I have to go in and say "this cannot happen, and here are the reasons why" -- but the reasons can't be my health.
Value your health first, otherwise you have nothing.
Wow! Thank you everyone!
Janice: I did just that. I set out my schedule, explained everything that I have done for this past year, and said that, in a state of exhaustion, I would not be able to do my job well. For reasons I will probably write about in another post, I was able to make an argument that the reputation of the school, and, indeed all community colleges rested on me not teaching the two classes in question. I was pretty proud of myself for that one!
Belle: I hadn't thought of the gendered angle; although I did think about makeing up a domestic partner and three children because no one at my institution questions the need to be with your family. Heck, if I had made my domestic partner same-sex, they would consider it a political benefit to let me take the summer off! That is one of the good things about working here. A single woman, however. Well, she lives to work, right?
I really like what you say here, "There's a good reason academics 'get the summer off.' We don't. We have other commitments." So so true!
Vuboq: You should have!

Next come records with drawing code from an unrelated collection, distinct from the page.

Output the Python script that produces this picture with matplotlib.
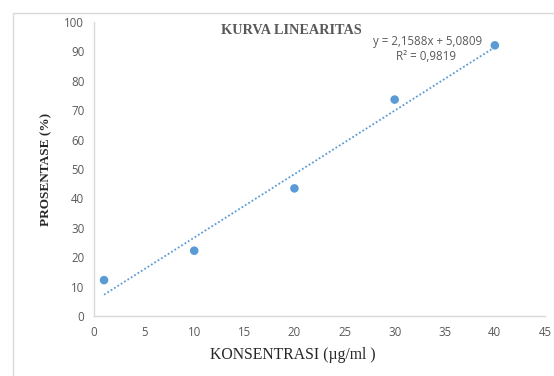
import matplotlib
matplotlib.use('Agg')
import matplotlib.pyplot as plt
import numpy as np
from matplotlib.patches import Rectangle

# konsentrasi vs prosentase
konsentrasi = [1, 10, 20, 30, 40]
prosentase = [12.2, 22.2, 43.4, 73.6, 92.05]
x_ticks = [0, 5, 10, 15, 20, 25, 30, 35, 40, 45]
y_ticks = [0, 10, 20, 30, 40, 50, 60, 70, 80, 90, 100]

# persamaan garis tren
slope = 2.1588
intercept = 5.0809
r_squared = 0.9819

blue = '#5B9BD5'
grey = '#595959'

fig = plt.figure(figsize=(5.54, 3.76), dpi=100)
ax = fig.add_axes([0.1697, 0.1596, 0.814, 0.782])

# outer chart frame
fig.patches.append(Rectangle((13 / 554, -0.1), 1.2, (376 - 13) / 376 + 0.1,
                             transform=fig.transFigure, fill=False,
                             edgecolor='#D9D9D9', lw=1.0))

ax.scatter(konsentrasi, prosentase, s=38, color=blue, zorder=3, edgecolors='none')

# linear trendline
xs = np.array([min(konsentrasi), max(konsentrasi)])
ax.plot(xs, slope * xs + intercept, color=blue, lw=1.3, linestyle=(0, (1, 1.2)), zorder=2)

eq = 'y = {:.4f}x + {:.4f}'.format(slope, intercept).replace('.', ',')
r2 = 'R² = {:.4f}'.format(r_squared).replace('.', ',')
ax.text(0.74, 0.932, eq, transform=ax.transAxes, ha='center', va='center',
        fontsize=8.3, color=grey, family='Open Sans')
ax.text(0.737, 0.884, r2, transform=ax.transAxes, ha='center', va='center',
        fontsize=8.3, color=grey, family='Open Sans')

ax.text(0.437, 0.97, 'KURVA LINEARITAS', transform=ax.transAxes, ha='center', va='center',
        fontsize=10.3, fontweight='bold', color=grey, family='Liberation Serif')

ax.set_xlim(0, 45)
ax.set_ylim(0, 100)
ax.set_xticks(x_ticks)
ax.set_yticks(y_ticks)
ax.tick_params(length=0, labelsize=8.3, labelcolor=grey, pad=7)
for lab in ax.get_xticklabels() + ax.get_yticklabels():
    lab.set_family('Open Sans')

for side in ['top', 'right']:
    ax.spines[side].set_visible(False)
for side in ['left', 'bottom']:
    ax.spines[side].set_color('#D9D9D9')
    ax.spines[side].set_linewidth(1.0)

ax.set_xlabel('KONSENTRASI (µg/ml )', fontsize=11.3, family='Liberation Serif',
              color='#262626', va='center')
ax.xaxis.set_label_coords(0.441, -0.133)
ax.set_ylabel('PROSENTASE (%)', fontsize=9.5, fontweight='bold', family='Liberation Serif',
              color='#262626', va='center')
ax.yaxis.set_label_coords(-0.105, 0.5)

fig.savefig('out.png', dpi=100)
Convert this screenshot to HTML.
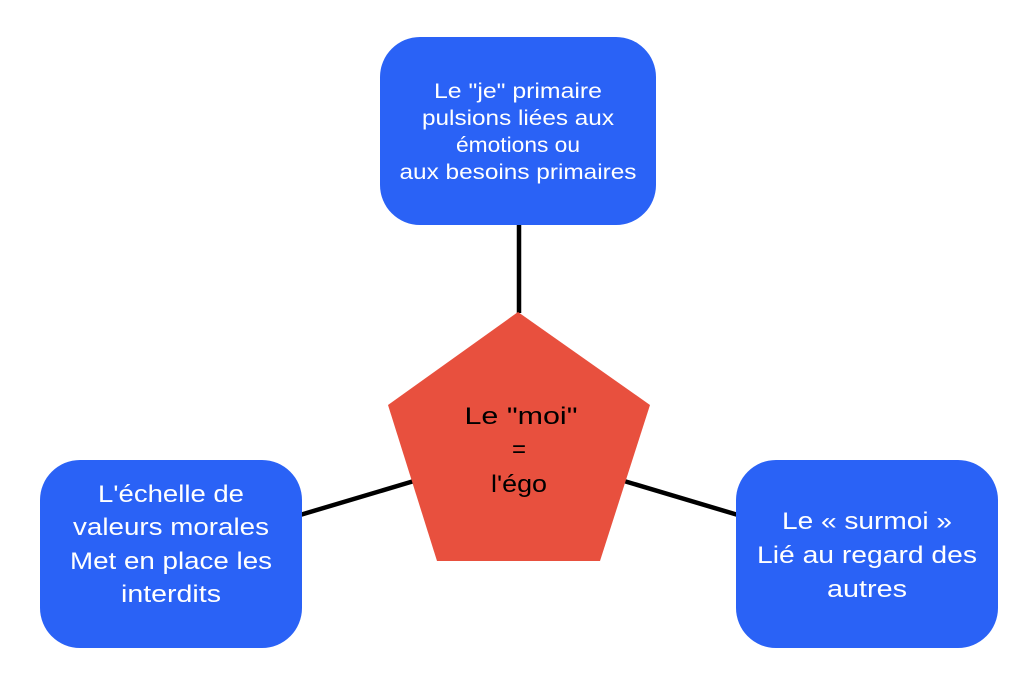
<!DOCTYPE html>
<html><head><meta charset="utf-8"><style>
html,body{margin:0;padding:0;background:#fff;}
svg text{font-family:"Liberation Sans",sans-serif;}
</style></head><body>
<svg width="1023" height="684" viewBox="0 0 1023 684" xmlns="http://www.w3.org/2000/svg">
<rect width="1023" height="684" fill="#fff"/>
<line x1="519" y1="222" x2="519" y2="313" stroke="#000" stroke-width="4.5"/>
<line x1="300" y1="515" x2="414" y2="481" stroke="#000" stroke-width="4.5"/>
<line x1="624" y1="481" x2="738" y2="515" stroke="#000" stroke-width="4.5"/>
<rect x="380" y="37" width="276" height="188" rx="40" fill="#2a62f6"/>
<rect x="40" y="460" width="262" height="188" rx="40" fill="#2a62f6"/>
<rect x="736" y="460" width="262" height="188" rx="40" fill="#2a62f6"/>
<polygon points="518,312 650,405 600,561 437,561 388,405" fill="#e8503e"/>
<g fill="#fff" font-size="21" text-anchor="middle">
<text x="518" y="98" textLength="168" lengthAdjust="spacingAndGlyphs">Le "je" primaire</text>
<text x="518" y="125" textLength="192" lengthAdjust="spacingAndGlyphs">pulsions liées aux</text>
<text x="518" y="152" textLength="124" lengthAdjust="spacingAndGlyphs">émotions ou</text>
<text x="518" y="179" textLength="237" lengthAdjust="spacingAndGlyphs">aux besoins primaires</text>
</g>
<g fill="#fff" font-size="24" text-anchor="middle">
<text x="171" y="502" textLength="146" lengthAdjust="spacingAndGlyphs">L'échelle de</text>
<text x="171" y="535" textLength="196" lengthAdjust="spacingAndGlyphs">valeurs morales</text>
<text x="171" y="569" textLength="202" lengthAdjust="spacingAndGlyphs">Met en place les</text>
<text x="171" y="602" textLength="100" lengthAdjust="spacingAndGlyphs">interdits</text>
<text x="867" y="529" textLength="170" lengthAdjust="spacingAndGlyphs">Le « surmoi »</text>
<text x="867" y="563" textLength="220" lengthAdjust="spacingAndGlyphs">Lié au regard des</text>
<text x="867" y="597" textLength="80" lengthAdjust="spacingAndGlyphs">autres</text>
</g>
<g fill="#000" font-size="24" text-anchor="middle">
<text x="521" y="424" textLength="113" lengthAdjust="spacingAndGlyphs">Le "moi"</text>
<text x="519" y="457">=</text>
<text x="519" y="492" textLength="56" lengthAdjust="spacingAndGlyphs">l'égo</text>
</g>
</svg>
</body></html>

I could have brought over Season 1 of "Mad Men." Then, I could make the case that I'm not turning into an alcoholic because I wouldn't be drinking alone and I wouldn't be drinking anywhere near as much as they do on that show.
Ink: I made a long version of that argument, that I'm too busy. Again, I'll post more on some of the other conflicts involved here a little later, as things pan out.
"Defend your borders" has been added to my list of mantras! I sometimes feel as if being in a vulnerable position for so long -- being in grad school, being an adjunct, being employed on soft money, being underemployed, being on one-year contracts -- puts a person in a position where they are less likely to defend their own personal borders in an effort to simply remain employed and paying the rent. I've taken on too much for so long because I felt that I didn't have the right to say "no," or that saying "no" would cause the whole delicate balance of my livelihood to crumble. I still think that too much, both out of habit and because I'm still on that one-year contract for another two semesters.
Maude: Thank you! The most depressing thing is that, up until 20 years ago (jeez, THAT long ago!) I thought that was the natural state of humanity. What I now identify as an "episode" or early warning system was "normal." I'm sorry that you've had to feel that way in your life, because, as we both know, it ain't pleasant.
Squadro and CH: Absolutely! Like I just wrote in response to Maude, I don't live in a state of fugue any longer; so when I hear the strains of "Existential Funk," I know something is wrong and would rather stop it before it happens than find myself curled up fetal and unwashed in the dark chanting "nothing matters nothing matter."
Ooooh. Now I'm giving myself flashbacks!
Anyway, thank you all so much! I'll let you know how things turn out.